## START Data shown

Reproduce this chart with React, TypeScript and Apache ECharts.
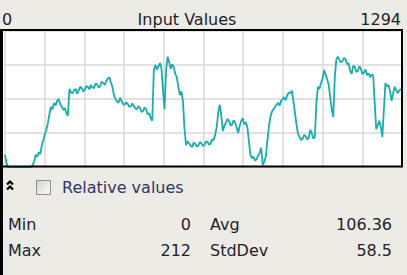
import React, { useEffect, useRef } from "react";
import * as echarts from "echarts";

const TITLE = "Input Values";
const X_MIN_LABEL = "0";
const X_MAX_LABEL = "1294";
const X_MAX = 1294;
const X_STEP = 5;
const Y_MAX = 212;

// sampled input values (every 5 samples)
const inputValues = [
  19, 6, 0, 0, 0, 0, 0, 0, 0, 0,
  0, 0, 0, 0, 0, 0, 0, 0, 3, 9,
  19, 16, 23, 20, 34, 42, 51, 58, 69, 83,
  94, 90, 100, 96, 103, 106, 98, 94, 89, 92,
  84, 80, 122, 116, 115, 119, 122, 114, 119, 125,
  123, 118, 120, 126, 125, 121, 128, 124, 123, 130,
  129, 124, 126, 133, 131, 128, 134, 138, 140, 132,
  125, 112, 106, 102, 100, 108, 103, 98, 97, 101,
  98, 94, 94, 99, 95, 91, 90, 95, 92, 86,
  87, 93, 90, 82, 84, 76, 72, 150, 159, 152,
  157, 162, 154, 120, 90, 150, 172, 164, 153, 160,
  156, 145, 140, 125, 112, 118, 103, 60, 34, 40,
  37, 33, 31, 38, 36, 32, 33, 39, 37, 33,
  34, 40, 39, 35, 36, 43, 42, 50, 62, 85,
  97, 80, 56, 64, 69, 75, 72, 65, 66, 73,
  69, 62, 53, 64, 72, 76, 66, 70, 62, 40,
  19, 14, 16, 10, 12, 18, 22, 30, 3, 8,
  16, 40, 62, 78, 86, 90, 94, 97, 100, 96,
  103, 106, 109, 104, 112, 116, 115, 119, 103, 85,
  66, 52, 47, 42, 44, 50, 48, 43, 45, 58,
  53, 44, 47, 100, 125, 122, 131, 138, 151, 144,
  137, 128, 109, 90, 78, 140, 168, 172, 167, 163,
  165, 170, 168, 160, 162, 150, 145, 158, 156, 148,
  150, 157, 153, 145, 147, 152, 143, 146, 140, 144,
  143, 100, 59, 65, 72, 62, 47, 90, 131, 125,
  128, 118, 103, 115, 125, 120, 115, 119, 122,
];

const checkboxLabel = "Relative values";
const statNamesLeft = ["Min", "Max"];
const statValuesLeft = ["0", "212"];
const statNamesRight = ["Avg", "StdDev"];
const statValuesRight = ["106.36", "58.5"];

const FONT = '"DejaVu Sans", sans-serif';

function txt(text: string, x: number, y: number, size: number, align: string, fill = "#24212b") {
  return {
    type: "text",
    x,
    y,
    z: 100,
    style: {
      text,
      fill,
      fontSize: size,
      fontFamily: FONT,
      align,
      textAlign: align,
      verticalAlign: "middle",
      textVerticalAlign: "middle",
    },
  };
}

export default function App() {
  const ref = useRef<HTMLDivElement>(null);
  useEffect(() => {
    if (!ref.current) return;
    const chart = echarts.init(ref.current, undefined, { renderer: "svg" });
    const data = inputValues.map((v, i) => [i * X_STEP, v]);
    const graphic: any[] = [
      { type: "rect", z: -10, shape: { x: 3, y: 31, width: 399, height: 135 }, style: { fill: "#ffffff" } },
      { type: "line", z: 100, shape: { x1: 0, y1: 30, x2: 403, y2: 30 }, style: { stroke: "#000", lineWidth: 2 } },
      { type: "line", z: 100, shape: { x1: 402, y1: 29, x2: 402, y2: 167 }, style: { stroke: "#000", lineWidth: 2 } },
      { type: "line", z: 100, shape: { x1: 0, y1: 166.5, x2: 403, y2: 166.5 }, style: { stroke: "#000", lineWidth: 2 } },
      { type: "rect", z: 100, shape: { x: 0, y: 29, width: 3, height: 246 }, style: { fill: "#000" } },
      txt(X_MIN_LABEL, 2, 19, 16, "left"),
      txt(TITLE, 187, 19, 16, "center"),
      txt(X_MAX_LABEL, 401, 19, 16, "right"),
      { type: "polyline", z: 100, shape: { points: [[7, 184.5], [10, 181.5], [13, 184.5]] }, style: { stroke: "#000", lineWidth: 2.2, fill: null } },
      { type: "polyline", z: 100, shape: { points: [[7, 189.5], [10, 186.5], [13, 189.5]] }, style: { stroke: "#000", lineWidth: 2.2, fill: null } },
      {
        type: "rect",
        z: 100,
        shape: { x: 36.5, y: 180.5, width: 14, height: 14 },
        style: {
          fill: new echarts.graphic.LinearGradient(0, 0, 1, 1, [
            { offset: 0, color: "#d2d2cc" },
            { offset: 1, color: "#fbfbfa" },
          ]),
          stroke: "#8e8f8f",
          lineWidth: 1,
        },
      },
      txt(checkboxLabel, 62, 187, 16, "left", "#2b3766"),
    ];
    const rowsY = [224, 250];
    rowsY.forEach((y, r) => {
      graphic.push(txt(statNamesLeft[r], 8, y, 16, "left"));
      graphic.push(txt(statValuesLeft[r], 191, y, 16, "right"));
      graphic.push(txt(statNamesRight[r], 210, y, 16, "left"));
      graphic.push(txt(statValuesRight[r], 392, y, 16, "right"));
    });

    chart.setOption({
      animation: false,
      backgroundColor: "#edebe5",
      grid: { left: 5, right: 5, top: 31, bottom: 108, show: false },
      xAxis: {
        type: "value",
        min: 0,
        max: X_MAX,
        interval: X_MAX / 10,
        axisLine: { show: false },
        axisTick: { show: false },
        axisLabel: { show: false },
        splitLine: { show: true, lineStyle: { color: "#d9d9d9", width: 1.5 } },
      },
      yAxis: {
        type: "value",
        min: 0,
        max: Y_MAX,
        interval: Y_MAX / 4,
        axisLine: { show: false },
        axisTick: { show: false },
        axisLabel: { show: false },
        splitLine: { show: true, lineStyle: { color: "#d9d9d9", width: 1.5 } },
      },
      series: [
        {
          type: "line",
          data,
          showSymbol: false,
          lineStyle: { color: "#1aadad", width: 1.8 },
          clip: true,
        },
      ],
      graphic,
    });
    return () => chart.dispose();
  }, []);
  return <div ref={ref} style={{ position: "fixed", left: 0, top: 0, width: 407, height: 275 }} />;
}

## END Data shown

Exercise details: Return only the lines from the start of the data through the line that contains "const Y_MAX = 212;", please, copying them exactly and omitting all pictures.

Answer for the task:
Reproduce this chart with React, TypeScript and Apache ECharts.
import React, { useEffect, useRef } from "react";
import * as echarts from "echarts";

const TITLE = "Input Values";
const X_MIN_LABEL = "0";
const X_MAX_LABEL = "1294";
const X_MAX = 1294;
const X_STEP = 5;
const Y_MAX = 212;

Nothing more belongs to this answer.